Captain Leave’s just arrived: starting from today, everything changes

By Alessio Colonnelli –

Boris Johnson’s is a political-cultural hegemony, as defined by Gramsci, yet against the rights of citizens. (Italian original here.)

PM Boris Johnson and President of France Emmanuel Macron in Paris, on 22 August 2019.

“At midnight on Saturday (11pm in London) Britain will leave the European Union after 47 years. Yet, in practice little will change: a transition period of 11 months shall commence, during which London will still be in the single market and therefore subject to European laws and regulations,” the London correspondent for Corriere della Sera Luigi Ippolito reminds us today.

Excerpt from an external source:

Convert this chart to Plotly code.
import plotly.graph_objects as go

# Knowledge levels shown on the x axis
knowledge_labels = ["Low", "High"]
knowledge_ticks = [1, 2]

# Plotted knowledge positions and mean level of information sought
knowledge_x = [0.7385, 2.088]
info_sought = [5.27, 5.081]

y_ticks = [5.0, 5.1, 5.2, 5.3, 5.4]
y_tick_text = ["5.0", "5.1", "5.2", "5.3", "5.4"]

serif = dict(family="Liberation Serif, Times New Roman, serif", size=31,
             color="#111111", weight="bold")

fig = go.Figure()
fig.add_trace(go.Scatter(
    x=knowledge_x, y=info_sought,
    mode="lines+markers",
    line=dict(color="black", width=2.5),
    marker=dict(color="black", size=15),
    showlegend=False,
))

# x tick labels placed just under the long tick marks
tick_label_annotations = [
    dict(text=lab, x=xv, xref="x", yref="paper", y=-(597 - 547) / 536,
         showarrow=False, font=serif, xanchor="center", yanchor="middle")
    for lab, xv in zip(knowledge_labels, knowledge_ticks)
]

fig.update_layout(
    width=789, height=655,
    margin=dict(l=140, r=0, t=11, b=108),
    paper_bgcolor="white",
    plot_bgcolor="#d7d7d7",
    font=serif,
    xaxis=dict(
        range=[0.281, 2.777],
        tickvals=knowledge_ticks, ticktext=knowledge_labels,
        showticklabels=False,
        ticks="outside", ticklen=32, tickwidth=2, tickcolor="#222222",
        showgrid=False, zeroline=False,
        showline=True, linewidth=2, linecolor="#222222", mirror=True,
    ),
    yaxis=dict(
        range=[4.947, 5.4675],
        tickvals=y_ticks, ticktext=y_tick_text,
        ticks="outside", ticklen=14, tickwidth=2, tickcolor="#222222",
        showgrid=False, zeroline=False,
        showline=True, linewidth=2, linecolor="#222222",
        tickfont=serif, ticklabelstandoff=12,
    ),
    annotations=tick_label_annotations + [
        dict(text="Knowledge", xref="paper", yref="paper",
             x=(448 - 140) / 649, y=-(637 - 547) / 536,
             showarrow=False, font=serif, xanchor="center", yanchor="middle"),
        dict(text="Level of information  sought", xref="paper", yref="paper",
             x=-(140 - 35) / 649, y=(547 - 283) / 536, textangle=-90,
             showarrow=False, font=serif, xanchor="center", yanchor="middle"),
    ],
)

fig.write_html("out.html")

Is this overestimating things? There’s no danger, with Brexit everything changes; or rather, everything ends. The 31 January 2020 marks an epochal turning point.

True, until 31 December London will continue to respect the rules of the starred dodecagon. Among them, the freedom of movement for Europeans. But here emerge the first chiaroscuros. “British citizens living in Europe (one million, of whom about 50,000 in Italy) will see their rights reduced. In fact, they’ll be able to stay in the country of residence, but will no longer be able to move freely to other European countries,” Ippolito mournfully points out.

The British in Europe total around one and a half million; those in Italy over 60,000. Details aside, what the journalist said is basically correct: deprived of European citizenship, the English, Scottish, Welsh and Northern Irish won’t be able to enjoy the Schengen agreement and move around the continent at will; unless they are citizens of an EU country, as well as subjects of Her Majesty Elizabeth II.

Nevertheless, those who are solely British citizens will find themselves in difficulty. Let’s repeat that: they will no longer be European citizens. In other words: they will be Europeans without citizenship.

Now, a great many British people won’t care because none of this will affect them; but it’s also true that the 23 June 2016 referendum and the 12 December 2019 general election (Boris Johnson, who captained Leave, was confirmed Prime Minister) effectively took EU citizenship away from millions of countrymen who would like to retain it.

You wonder what crime one might have committed in order to have one’s own right of citizenship removed. To take away a right of such magnitude from a person – just like that, without compensation, without granting another of equal value – means not to give a damn about his or her life.

In this regard, Antonio Gramsci comes to mind; he argued that hegemony could be achieved by combining political power and cultural legitimacy. Johnson is succeeding in this, albeit in the opposite sense of what Gramsci hoped for.

And in fact Brexit is this: a project of political conquest, first internal and then external to the Tory party, to be monetized as soon as possible in terms of hegemony – even northern England now votes en masse for the Conservatives – all at the expense of ordinary people.

It is a political and cultural hegemony that not only takes away rights and mobility, but simultaneously provides justification for the cuts and austerity that have been going on in the UK for ten years, exasperating family upon family. It exasperates them and then appeases them by saying: it’s Europe’s fault, let’s get rid of it, it’s the only way. This is a hegemony with messianic and consolatory qualities; it mesmerises people.

So, it’s business as usual. For another ten years. This is it then, that’s what we’ve got to put up with today, Friday, 31 January 2020; and it’s certainly no small change, despite what the big newspapers may argue.